Tensions boiled over at the World Economic Forum in Davos, Switzerland.
Mnuchin raised the threat of car tariffs after Javid’s pledge to proceed with the digital services tax. If officials “just arbitrarily put taxes on our digital companies, we’ll consider arbitrarily putting taxes on car companies,” Mnuchin said.
British officials struck back.
“Let me be absolutely clear, UK tax policy is a matter for the UK chancellor, it’s not a matter for the U.S., it’s not a matter for the EU, it’s not a matter for anybody else,” Trade Minister Liz Truss said.
Britain exported $11 billion in passenger cars, engines, tires and other automotive components to the United States in 2018, the largest sector in a total of $127 billion in exports.
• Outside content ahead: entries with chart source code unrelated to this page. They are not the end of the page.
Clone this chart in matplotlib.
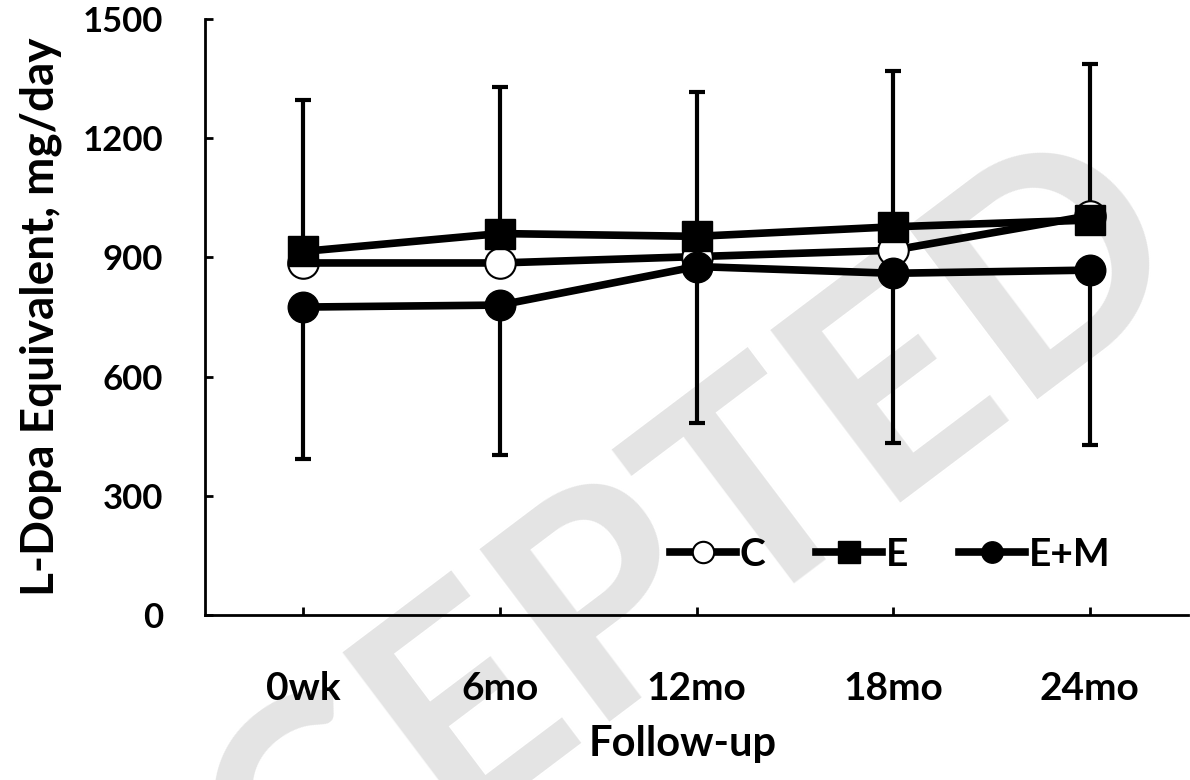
import numpy as np
import matplotlib
matplotlib.use("Agg")
from matplotlib import pyplot as plt
from matplotlib.ticker import MultipleLocator

# =============================================================================
# Data
# =============================================================================
timepoints = ["0wk", "6mo", "12mo", "18mo", "24mo"]
c_mean = [886, 886, 902, 918, 1005]
e_mean = [915, 960, 953, 977, 994]
em_mean = [775, 780, 877, 860, 868]
# upper error shown on E, lower error shown on E+M
e_err_up = [380, 370, 363, 391, 392]
em_err_down = [382, 378, 395, 428, 441]

# =============================================================================
# Style
# =============================================================================
plt.rcParams['font.family'] = ['Lato', 'DejaVu Sans']
plt.rcParams['font.weight'] = 'bold'

fig = plt.figure(figsize=(11.9, 7.8), dpi=100)
ax = fig.add_axes([205 / 1190, 1 - 615 / 780, 983 / 1190, 596 / 780])
ax.set_facecolor('none')

x = np.arange(len(timepoints))

# watermark behind everything
fig.text(0.45, 0.14, "ACCEPTED", fontsize=215, color="#e4e4e4", fontweight='bold',
         rotation=37, ha='center', va='center', zorder=-1)

lw = 5.5
ax.errorbar(x, e_mean, yerr=[np.zeros(len(x)), e_err_up], fmt='none', ecolor='black',
            elinewidth=3, capsize=6, capthick=3, zorder=1)
ax.errorbar(x, em_mean, yerr=[em_err_down, np.zeros(len(x))], fmt='none', ecolor='black',
            elinewidth=3, capsize=6, capthick=3, zorder=1)

ax.plot(x, c_mean, color='black', lw=lw, marker='o', ms=22, mfc='white', mec='black',
        mew=1.5, label='C', zorder=2)
ax.plot(x, e_mean, color='black', lw=lw, marker='s', ms=22, mfc='black', mec='black',
        label='E', zorder=3)
ax.plot(x, em_mean, color='black', lw=lw, marker='o', ms=22, mfc='black', mec='black',
        label='E+M', zorder=4)

ax.set_xlim(-0.5, 4.5)
ax.set_ylim(0, 1500)
ax.yaxis.set_major_locator(MultipleLocator(300))
ax.set_xticks(x)
ax.set_xticklabels(timepoints)

for s in ['top', 'right']:
    ax.spines[s].set_visible(False)
for s in ['left', 'bottom']:
    ax.spines[s].set_linewidth(2)

ax.tick_params(axis='y', direction='in', length=6, width=2, labelsize=25, pad=30)
ax.tick_params(axis='x', direction='in', length=6, width=2, labelsize=28, pad=40)

ax.set_xlabel("Follow-up", fontsize=30, fontweight='bold')
ax.set_ylabel("L-Dopa Equivalent, mg/day", fontsize=33, fontweight='bold')
ax.xaxis.set_label_coords(0.486, -0.185)
ax.yaxis.set_label_coords(-0.145, 0.5)

ax.legend(loc='center', bbox_to_anchor=(0.697, 0.102), ncol=3, frameon=False,
          fontsize=28, markerscale=0.7, handlelength=1.7, handletextpad=0.1,
          columnspacing=1.3)

fig.savefig("out.png", dpi=100)
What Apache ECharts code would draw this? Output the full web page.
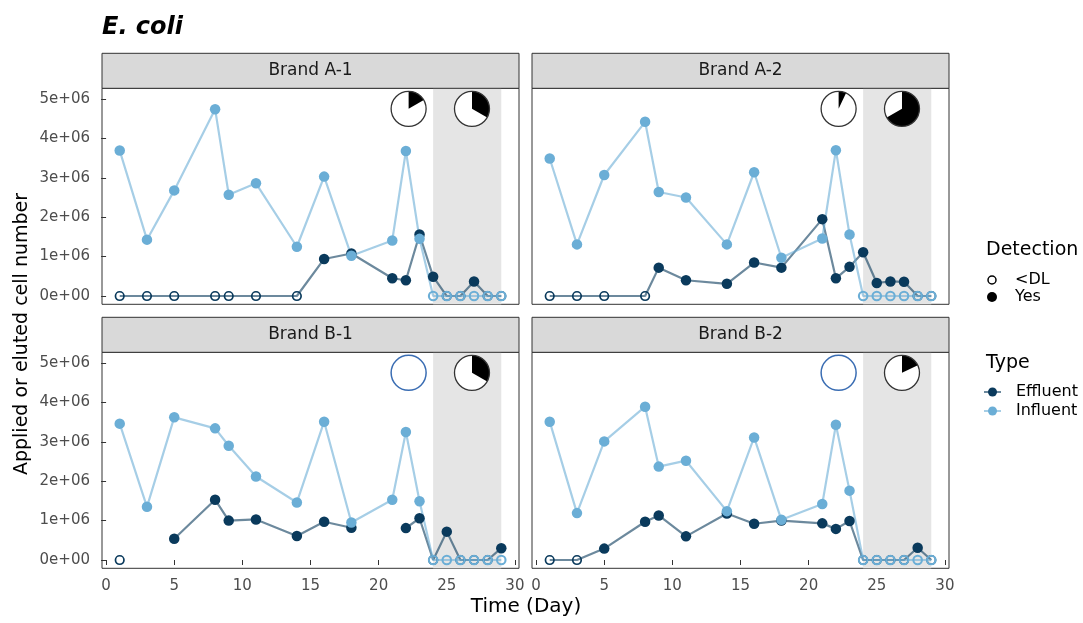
<!DOCTYPE html>
<html>
<head>
<meta charset="utf-8">
<script src="https://cdn.jsdelivr.net/npm/echarts@6/dist/echarts.min.js"></script>
<style>
html,body{margin:0;padding:0;background:#fff;}
#chart{width:1083px;height:623px;}
</style>
</head>
<body>
<div id="chart"></div>
<script>
// ---------------- data ----------------
const days = [1, 3, 5, 8, 9, 11, 14, 16, 18, 21, 22, 23, 24, 25, 26, 27, 28, 29];
const panelNames = ['Brand A-1', 'Brand A-2', 'Brand B-1', 'Brand B-2'];
// values in units of 1e6 cells; null = missing; 0 = below detection limit (<DL)
const effA1 = [0, 0, 0, 0, 0, 0, 0, 0.94, 1.08, 0.45, 0.40, 1.56, 0.49, 0, 0, 0.37, 0, 0];
const infA1 = [3.69, 1.43, 2.68, 4.74, 2.57, 2.86, 1.25, 3.03, 1.02, 1.41, 3.68, 1.45, 0, 0, 0, 0, 0, 0];
const effA2 = [0, 0, 0, 0, 0.72, 0.40, 0.31, 0.85, 0.72, 1.95, 0.45, 0.74, 1.11, 0.33, 0.37, 0.36, 0, 0];
const infA2 = [3.49, 1.31, 3.07, 4.42, 2.64, 2.50, 1.31, 3.14, 0.97, 1.46, 3.70, 1.56, 0, 0, 0, 0, 0, 0];
const effB1 = [0, null, 0.54, 1.53, 1.00, 1.03, 0.61, 0.97, 0.82, null, 0.81, 1.06, 0, 0.72, 0, 0, 0, 0.30];
const infB1 = [3.46, 1.35, 3.62, 3.34, 2.90, 2.12, 1.46, 3.51, 0.95, 1.53, 3.25, 1.49, 0, 0, 0, 0, 0, 0];
const effB2 = [0, 0, 0.29, 0.97, 1.13, 0.60, 1.18, 0.92, 1.00, 0.93, 0.79, 0.99, 0, 0, 0, 0, 0.31, 0];
const infB2 = [3.51, 1.19, 3.01, 3.89, 2.37, 2.52, 1.24, 3.11, 1.02, 1.42, 3.43, 1.76, 0, 0, 0, 0, 0, 0];
const effluent = [effA1, effA2, effB1, effB2];
const influent = [infA1, infA2, infB1, infB2];
// pie glyphs: fraction of detected samples
const pieX = [22.2, 26.85];
const pieY = 4.75;
const pieFrac = [[0.167, 0.333], [0.07, 0.667], [0, 0.333], [0, 0.18]];
const bandRange = [24, 29];
const xTicks = [0, 5, 10, 15, 20, 25, 30];
const yTicks = [0, 1, 2, 3, 4, 5];
const yTickLabels = ['0e+00', '1e+06', '2e+06', '3e+06', '4e+06', '5e+06'];

// ---------------- style / layout ----------------
const FONT = 'DejaVu Sans';
const colEff = '#0a3a5c';
const colInf = '#6baed6';
const lineEff = 'rgba(10,58,92,0.6)';
const lineInf = 'rgba(107,174,214,0.6)';
const lefts = [102, 532, 102, 532];
const tops = [88.3, 88.3, 352.3, 352.3];
const W = 417, H = 216, STRIP = 35;

const grids = [], xAxes = [], yAxes = [], series = [], graphics = [];
for (let i = 0; i < 4; i++) {
  const isBottom = i >= 2, isLeft = i % 2 === 0;
  grids.push({left: lefts[i], top: tops[i], width: W, height: H, show: true,
    borderColor: '#333', borderWidth: 1, backgroundColor: 'transparent', containLabel: false});
  xAxes.push({type: 'value', gridIndex: i, min: -0.3, max: 30.3,
    axisLine: {show: false}, splitLine: {show: false},
    axisTick: {show: isBottom, length: 5, lineStyle: {color: '#333'}, customValues: xTicks},
    axisLabel: {show: isBottom, customValues: xTicks, margin: 10, fontSize: 15, fontFamily: FONT, color: '#4d4d4d'}});
  yAxes.push({type: 'value', gridIndex: i, min: -0.21, max: 5.27,
    axisLine: {show: false}, splitLine: {show: false},
    axisTick: {show: isLeft, length: 5, lineStyle: {color: '#333'}, customValues: yTicks},
    axisLabel: {show: isLeft, customValues: yTicks, margin: 12, fontSize: 15, fontFamily: FONT, color: '#4d4d4d',
      formatter: v => yTickLabels[yTicks.indexOf(Math.round(v))]}});

  // shaded band
  series.push({type: 'custom', xAxisIndex: i, yAxisIndex: i, z: 1, silent: true,
    data: [[bandRange[0], bandRange[1]]], encode: {x: [0, 1]},
    renderItem: (params, api) => {
      const cs = params.coordSys;
      const x0 = api.coord([api.value(0), 0])[0];
      const x1 = api.coord([api.value(1), 0])[0];
      return {type: 'rect', shape: {x: x0, y: cs.y, width: x1 - x0, height: cs.height}, style: {fill: '#e5e5e5'}};
    }});
  // lines
  const mkLine = (vals, col, z) => ({type: 'line', xAxisIndex: i, yAxisIndex: i, z: z, silent: true,
    showSymbol: false, connectNulls: false, lineStyle: {color: col, width: 2.2, opacity: 1},
    data: days.map((d, k) => [d, vals[k] === null ? '-' : vals[k]])});
  series.push(mkLine(effluent[i], lineEff, 2));
  series.push(mkLine(influent[i], lineInf, 3));
  // points
  const mkPts = (vals, col, z, ring) => ({type: 'scatter', xAxisIndex: i, yAxisIndex: i, z: z, silent: true,
    itemStyle: {opacity: 1},
    data: days.map((d, k) => ({d: d, v: vals[k]})).filter(o => o.v !== null).map(o => (
      o.v === 0
        ? {value: [o.d, o.v], symbolSize: 8.5, itemStyle: {color: 'rgba(0,0,0,0)', borderColor: col, borderWidth: ring, opacity: 1}}
        : {value: [o.d, o.v], symbolSize: 10.5, itemStyle: {color: col, opacity: 1}}))});
  series.push(mkPts(effluent[i], colEff, 4, 1.7));
  series.push(mkPts(influent[i], colInf, 5, 2.1));
  // pies
  series.push({type: 'custom', xAxisIndex: i, yAxisIndex: i, z: 6, silent: true,
    data: pieX.map((x, k) => [x, pieY, pieFrac[i][k]]),
    renderItem: (params, api) => {
      const p = api.coord([api.value(0), api.value(1)]);
      const f = api.value(2);
      const r = 17.5;
      const ch = [{type: 'circle', shape: {cx: p[0], cy: p[1], r: r}, style: {fill: '#fff'}}];
      if (f > 0) {
        ch.push({type: 'sector', shape: {cx: p[0], cy: p[1], r: r, r0: 0,
          startAngle: -Math.PI / 2, endAngle: -Math.PI / 2 + 2 * Math.PI * f, clockwise: true},
          style: {fill: '#000'}});
      }
      ch.push({type: 'circle', shape: {cx: p[0], cy: p[1], r: r},
        style: {fill: 'none', stroke: f > 0 ? '#333' : '#3a6db3', lineWidth: f > 0 ? 1.3 : 1.5}});
      return {type: 'group', children: ch};
    }});

  // strip
  graphics.push({type: 'rect', shape: {x: lefts[i], y: tops[i] - STRIP, width: W, height: STRIP},
    style: {fill: '#d9d9d9', stroke: '#333', lineWidth: 1}, z: 10});
  graphics.push({type: 'text', x: lefts[i] + W / 2, y: tops[i] - STRIP / 2, z: 11,
    style: {text: panelNames[i], font: '17px "' + FONT + '"', fill: '#1a1a1a', textAlign: 'center', textVerticalAlign: 'middle'}});
}

// titles
graphics.push({type: 'text', x: 102, y: 28, style: {text: 'E. coli', font: 'italic bold 24px "' + FONT + '"', fill: '#000', textAlign: 'left', textVerticalAlign: 'middle'}});
graphics.push({type: 'text', x: 526, y: 607, style: {text: 'Time (Day)', font: '20px "' + FONT + '"', fill: '#000', textAlign: 'center', textVerticalAlign: 'middle'}});
graphics.push({type: 'text', x: 22, y: 334, rotation: Math.PI / 2, style: {text: 'Applied or eluted cell number', font: '19px "' + FONT + '"', fill: '#000', textAlign: 'center', textVerticalAlign: 'middle'}});

// legend
const legTxt = (t, x, y, size) => ({type: 'text', x: x, y: y, style: {text: t, font: size + 'px "' + FONT + '"', fill: '#000', textAlign: 'left', textVerticalAlign: 'middle'}});
graphics.push(legTxt('Detection', 986, 250, 19));
graphics.push({type: 'circle', shape: {cx: 992, cy: 280, r: 4}, style: {fill: 'none', stroke: '#000', lineWidth: 1.5}});
graphics.push(legTxt('<DL', 1015, 280, 16));
graphics.push({type: 'circle', shape: {cx: 992, cy: 297, r: 5}, style: {fill: '#000'}});
graphics.push(legTxt('Yes', 1015, 297, 16));
graphics.push(legTxt('Type', 986, 363, 19));
graphics.push({type: 'line', shape: {x1: 984, y1: 392, x2: 1001, y2: 392}, style: {stroke: lineEff, lineWidth: 2}});
graphics.push({type: 'circle', shape: {cx: 992.5, cy: 392, r: 4.5}, style: {fill: colEff}});
graphics.push(legTxt('Effluent', 1016, 392, 16));
graphics.push({type: 'line', shape: {x1: 984, y1: 411, x2: 1001, y2: 411}, style: {stroke: lineInf, lineWidth: 2}});
graphics.push({type: 'circle', shape: {cx: 992.5, cy: 411, r: 4.5}, style: {fill: colInf}});
graphics.push(legTxt('Influent', 1016, 411, 16));

const chart = echarts.init(document.getElementById('chart'));
chart.setOption({
  animation: false,
  backgroundColor: '#fff',
  grid: grids, xAxis: xAxes, yAxis: yAxes, series: series,
  graphic: {elements: graphics}
});
</script>
</body>
</html>
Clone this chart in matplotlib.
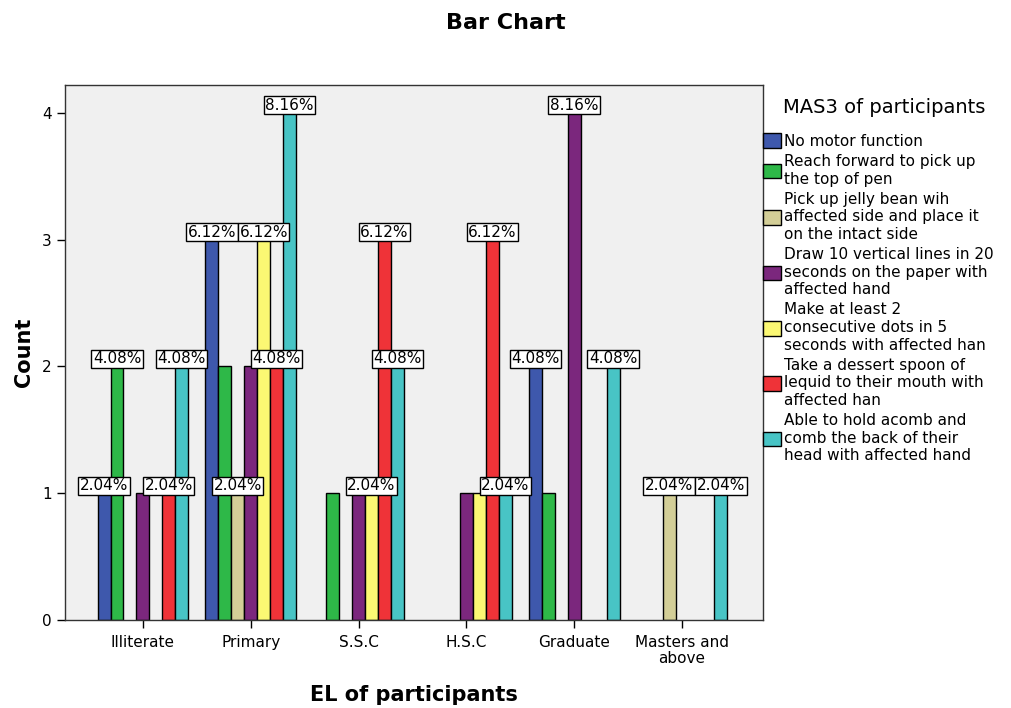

Eliminating the existing 2.5% U.S. car tariff and averting future auto tariffs will be a high priority for Britain in the talks.
Britain will also seek greater access to U.S. state and local public procurement contracts, and services such as U.S. coastal shipping. But those are areas governed by U.S. laws, and a trade agreement may not apply.

CHLORINE CHICKEN

The U.S. negotiating objectives published here last year by the U.S. Trade Representative's (USTR) office seek to grow U.S. farm exports to Britain.
That includes the removal of non-tariff barriers, such as restrictions on chlorine-treated chicken, genetically modified crops and hormone-treated meat. Such products are common in the United States but shunned in Britain.
The United States is also pressing for full market access for U.S. pharmaceutical products and medical devices. That would require changes to Britain’s NHS pricing restrictions, and could increase the cost of drugs in Britain.
In comments here to the USTR last year, a U.S. pharmaceutical trade group argued that the NHS' cost controls for pricing "innovative" drugs did not "recognize their value to patients and society."
That is not likely to sway British officials. “The NHS is a religion in the UK. That’s where the real red line is,” said Sam Lowe, a senior research fellow at the Centre for European Reform in London. “If the U.S. is saying: ‘Pay more for medicine,’ that’s quite difficult to get past the Treasury and the taxpayers.”
Some analysts say Washington’s best bet is a limited “Phase 1” deal with Britain, as was recently signed with China. Such an agreement would not likely require approval by the U.S. Congress.
That would provide short-term political victories for both Britain’s Johnson and Trump, said Lowe. Trump is seeking re-election in November.
A mini-deal could focus on financial services and convergence on some product and services regulations. It would fall far short of a deal that provides an alternative to Britain’s unfettered access to the European Union that both Trump and Johnson have promised.